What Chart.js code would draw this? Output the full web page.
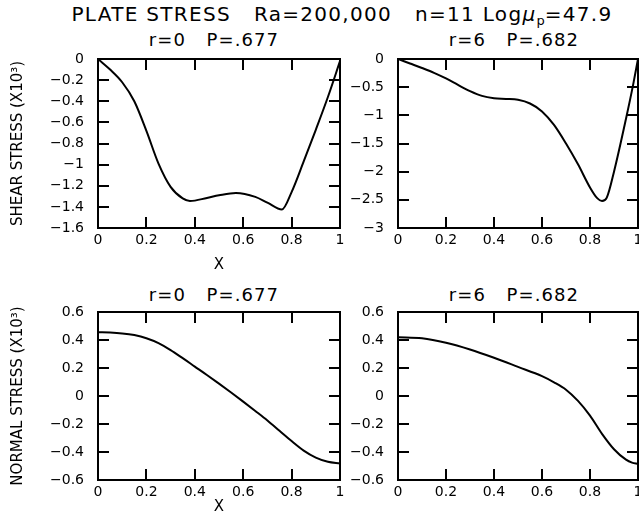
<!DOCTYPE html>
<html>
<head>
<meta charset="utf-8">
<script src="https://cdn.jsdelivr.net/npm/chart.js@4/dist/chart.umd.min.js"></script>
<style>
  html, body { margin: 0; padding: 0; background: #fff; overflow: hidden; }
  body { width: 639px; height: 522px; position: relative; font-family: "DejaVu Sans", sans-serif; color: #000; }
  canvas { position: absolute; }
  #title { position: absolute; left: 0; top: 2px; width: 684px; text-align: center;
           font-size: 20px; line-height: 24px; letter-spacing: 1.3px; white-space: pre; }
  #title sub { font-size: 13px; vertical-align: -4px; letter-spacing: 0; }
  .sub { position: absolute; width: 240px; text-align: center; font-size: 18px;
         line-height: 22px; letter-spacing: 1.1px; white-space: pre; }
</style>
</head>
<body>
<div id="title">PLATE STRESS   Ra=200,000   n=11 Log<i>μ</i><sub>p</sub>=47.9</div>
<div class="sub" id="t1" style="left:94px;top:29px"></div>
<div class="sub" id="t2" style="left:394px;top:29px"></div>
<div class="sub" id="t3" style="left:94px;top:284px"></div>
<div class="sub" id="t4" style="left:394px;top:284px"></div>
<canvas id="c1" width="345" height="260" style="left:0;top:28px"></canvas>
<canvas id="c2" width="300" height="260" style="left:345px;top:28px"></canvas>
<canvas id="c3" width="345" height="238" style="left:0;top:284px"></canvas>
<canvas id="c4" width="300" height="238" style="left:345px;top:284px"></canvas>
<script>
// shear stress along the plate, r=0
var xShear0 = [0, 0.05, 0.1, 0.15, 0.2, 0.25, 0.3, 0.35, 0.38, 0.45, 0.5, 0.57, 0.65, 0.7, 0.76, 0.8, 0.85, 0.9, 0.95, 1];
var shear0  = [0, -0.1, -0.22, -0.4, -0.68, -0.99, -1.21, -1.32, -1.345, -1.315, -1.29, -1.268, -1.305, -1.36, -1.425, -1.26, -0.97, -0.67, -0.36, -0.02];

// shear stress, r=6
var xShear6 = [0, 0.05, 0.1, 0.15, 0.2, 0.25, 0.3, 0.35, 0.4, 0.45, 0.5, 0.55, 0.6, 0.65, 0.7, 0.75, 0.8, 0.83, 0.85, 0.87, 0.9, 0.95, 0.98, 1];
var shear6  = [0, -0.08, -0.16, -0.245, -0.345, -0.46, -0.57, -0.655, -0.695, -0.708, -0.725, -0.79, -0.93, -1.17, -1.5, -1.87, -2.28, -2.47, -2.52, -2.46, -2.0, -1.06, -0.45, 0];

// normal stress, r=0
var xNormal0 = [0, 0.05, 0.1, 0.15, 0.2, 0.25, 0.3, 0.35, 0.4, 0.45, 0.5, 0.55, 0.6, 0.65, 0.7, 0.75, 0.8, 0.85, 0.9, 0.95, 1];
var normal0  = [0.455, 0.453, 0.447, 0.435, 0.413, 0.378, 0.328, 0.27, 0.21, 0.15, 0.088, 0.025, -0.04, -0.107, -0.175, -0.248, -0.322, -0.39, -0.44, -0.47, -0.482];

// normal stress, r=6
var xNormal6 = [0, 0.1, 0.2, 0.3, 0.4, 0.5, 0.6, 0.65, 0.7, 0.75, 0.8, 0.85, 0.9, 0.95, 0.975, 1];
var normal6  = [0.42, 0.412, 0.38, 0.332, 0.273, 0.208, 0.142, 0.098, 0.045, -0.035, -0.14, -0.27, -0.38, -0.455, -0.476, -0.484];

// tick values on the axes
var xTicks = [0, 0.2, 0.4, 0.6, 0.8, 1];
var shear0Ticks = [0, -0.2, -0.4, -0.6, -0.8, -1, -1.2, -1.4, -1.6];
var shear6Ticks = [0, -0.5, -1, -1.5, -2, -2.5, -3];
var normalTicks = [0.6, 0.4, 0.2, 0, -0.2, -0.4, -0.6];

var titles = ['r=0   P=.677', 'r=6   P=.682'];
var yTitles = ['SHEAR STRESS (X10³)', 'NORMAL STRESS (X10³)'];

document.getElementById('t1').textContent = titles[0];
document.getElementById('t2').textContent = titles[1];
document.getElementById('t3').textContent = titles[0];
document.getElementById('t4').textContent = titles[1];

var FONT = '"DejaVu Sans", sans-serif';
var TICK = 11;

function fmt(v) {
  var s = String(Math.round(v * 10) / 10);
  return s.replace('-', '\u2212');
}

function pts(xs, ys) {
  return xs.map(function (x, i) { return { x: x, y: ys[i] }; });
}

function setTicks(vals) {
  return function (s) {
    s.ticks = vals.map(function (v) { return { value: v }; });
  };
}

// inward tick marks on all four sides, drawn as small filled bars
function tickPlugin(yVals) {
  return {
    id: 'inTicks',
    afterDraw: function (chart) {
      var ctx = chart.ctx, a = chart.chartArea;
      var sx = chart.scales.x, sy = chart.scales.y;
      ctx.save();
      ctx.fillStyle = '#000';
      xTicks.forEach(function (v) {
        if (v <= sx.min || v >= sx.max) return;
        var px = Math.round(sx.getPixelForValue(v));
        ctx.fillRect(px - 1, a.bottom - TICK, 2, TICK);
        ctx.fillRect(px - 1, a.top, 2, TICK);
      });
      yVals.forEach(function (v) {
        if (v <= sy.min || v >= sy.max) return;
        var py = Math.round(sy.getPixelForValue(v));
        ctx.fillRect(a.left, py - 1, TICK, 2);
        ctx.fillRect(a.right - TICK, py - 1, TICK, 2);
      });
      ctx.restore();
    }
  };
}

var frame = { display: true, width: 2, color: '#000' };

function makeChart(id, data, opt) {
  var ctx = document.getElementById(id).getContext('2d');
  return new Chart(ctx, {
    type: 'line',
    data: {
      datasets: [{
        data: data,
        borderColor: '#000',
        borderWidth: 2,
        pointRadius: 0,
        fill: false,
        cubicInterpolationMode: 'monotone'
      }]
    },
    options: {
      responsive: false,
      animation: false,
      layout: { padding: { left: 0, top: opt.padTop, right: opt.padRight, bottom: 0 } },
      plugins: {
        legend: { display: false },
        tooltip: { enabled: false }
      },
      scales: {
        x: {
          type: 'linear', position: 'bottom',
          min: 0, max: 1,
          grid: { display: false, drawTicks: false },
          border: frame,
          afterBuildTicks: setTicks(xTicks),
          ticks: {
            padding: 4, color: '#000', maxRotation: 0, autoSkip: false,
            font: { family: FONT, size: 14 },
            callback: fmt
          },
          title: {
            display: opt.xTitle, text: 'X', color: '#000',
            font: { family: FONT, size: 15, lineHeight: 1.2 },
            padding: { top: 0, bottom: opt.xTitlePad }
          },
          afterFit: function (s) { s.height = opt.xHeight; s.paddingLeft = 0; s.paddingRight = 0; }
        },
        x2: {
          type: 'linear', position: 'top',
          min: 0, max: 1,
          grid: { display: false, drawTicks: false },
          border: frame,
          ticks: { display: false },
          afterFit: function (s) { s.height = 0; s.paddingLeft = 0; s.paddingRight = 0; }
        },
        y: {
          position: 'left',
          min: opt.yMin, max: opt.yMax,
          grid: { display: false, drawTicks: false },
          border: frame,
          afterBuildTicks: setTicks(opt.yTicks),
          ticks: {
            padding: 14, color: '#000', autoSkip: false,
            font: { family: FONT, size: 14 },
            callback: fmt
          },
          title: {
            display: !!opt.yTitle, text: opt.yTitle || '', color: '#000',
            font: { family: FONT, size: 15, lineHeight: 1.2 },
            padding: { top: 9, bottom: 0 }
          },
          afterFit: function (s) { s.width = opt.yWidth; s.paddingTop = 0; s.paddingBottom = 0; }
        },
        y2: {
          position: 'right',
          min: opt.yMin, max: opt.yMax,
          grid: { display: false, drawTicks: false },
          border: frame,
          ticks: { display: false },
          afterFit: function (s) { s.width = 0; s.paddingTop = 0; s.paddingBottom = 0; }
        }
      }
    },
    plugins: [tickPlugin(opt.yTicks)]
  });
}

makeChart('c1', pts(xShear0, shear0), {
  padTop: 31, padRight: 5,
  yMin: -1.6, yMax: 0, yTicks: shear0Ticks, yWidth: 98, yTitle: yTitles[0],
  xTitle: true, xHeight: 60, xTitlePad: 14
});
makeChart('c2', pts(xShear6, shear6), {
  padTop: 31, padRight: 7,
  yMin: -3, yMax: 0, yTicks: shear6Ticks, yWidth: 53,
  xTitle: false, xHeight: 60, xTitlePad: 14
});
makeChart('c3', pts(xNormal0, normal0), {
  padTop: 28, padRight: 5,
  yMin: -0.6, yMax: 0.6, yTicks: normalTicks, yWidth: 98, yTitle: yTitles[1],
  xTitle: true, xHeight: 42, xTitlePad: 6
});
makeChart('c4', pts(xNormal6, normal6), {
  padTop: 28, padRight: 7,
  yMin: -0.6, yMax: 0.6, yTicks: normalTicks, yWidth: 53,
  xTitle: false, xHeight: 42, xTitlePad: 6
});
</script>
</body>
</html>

┄┄┄┄┄┄┄┄┄┄┄┄┄┄┄┄┄┄┄┄

» WHAT YOU HAVE TO DO: Leave the pictures out and please restate exactly the lines running from the start of the material through the one with "-0.67, -0.36, -0.02];".

» THE RESULT:
What Chart.js code would draw this? Output the full web page.
<!DOCTYPE html>
<html>
<head>
<meta charset="utf-8">
<script src="https://cdn.jsdelivr.net/npm/chart.js@4/dist/chart.umd.min.js"></script>
<style>
  html, body { margin: 0; padding: 0; background: #fff; overflow: hidden; }
  body { width: 639px; height: 522px; position: relative; font-family: "DejaVu Sans", sans-serif; color: #000; }
  canvas { position: absolute; }
  #title { position: absolute; left: 0; top: 2px; width: 684px; text-align: center;
           font-size: 20px; line-height: 24px; letter-spacing: 1.3px; white-space: pre; }
  #title sub { font-size: 13px; vertical-align: -4px; letter-spacing: 0; }
  .sub { position: absolute; width: 240px; text-align: center; font-size: 18px;
         line-height: 22px; letter-spacing: 1.1px; white-space: pre; }
</style>
</head>
<body>
<div id="title">PLATE STRESS   Ra=200,000   n=11 Log<i>μ</i><sub>p</sub>=47.9</div>
<div class="sub" id="t1" style="left:94px;top:29px"></div>
<div class="sub" id="t2" style="left:394px;top:29px"></div>
<div class="sub" id="t3" style="left:94px;top:284px"></div>
<div class="sub" id="t4" style="left:394px;top:284px"></div>
<canvas id="c1" width="345" height="260" style="left:0;top:28px"></canvas>
<canvas id="c2" width="300" height="260" style="left:345px;top:28px"></canvas>
<canvas id="c3" width="345" height="238" style="left:0;top:284px"></canvas>
<canvas id="c4" width="300" height="238" style="left:345px;top:284px"></canvas>
<script>
// shear stress along the plate, r=0
var xShear0 = [0, 0.05, 0.1, 0.15, 0.2, 0.25, 0.3, 0.35, 0.38, 0.45, 0.5, 0.57, 0.65, 0.7, 0.76, 0.8, 0.85, 0.9, 0.95, 1];
var shear0  = [0, -0.1, -0.22, -0.4, -0.68, -0.99, -1.21, -1.32, -1.345, -1.315, -1.29, -1.268, -1.305, -1.36, -1.425, -1.26, -0.97, -0.67, -0.36, -0.02];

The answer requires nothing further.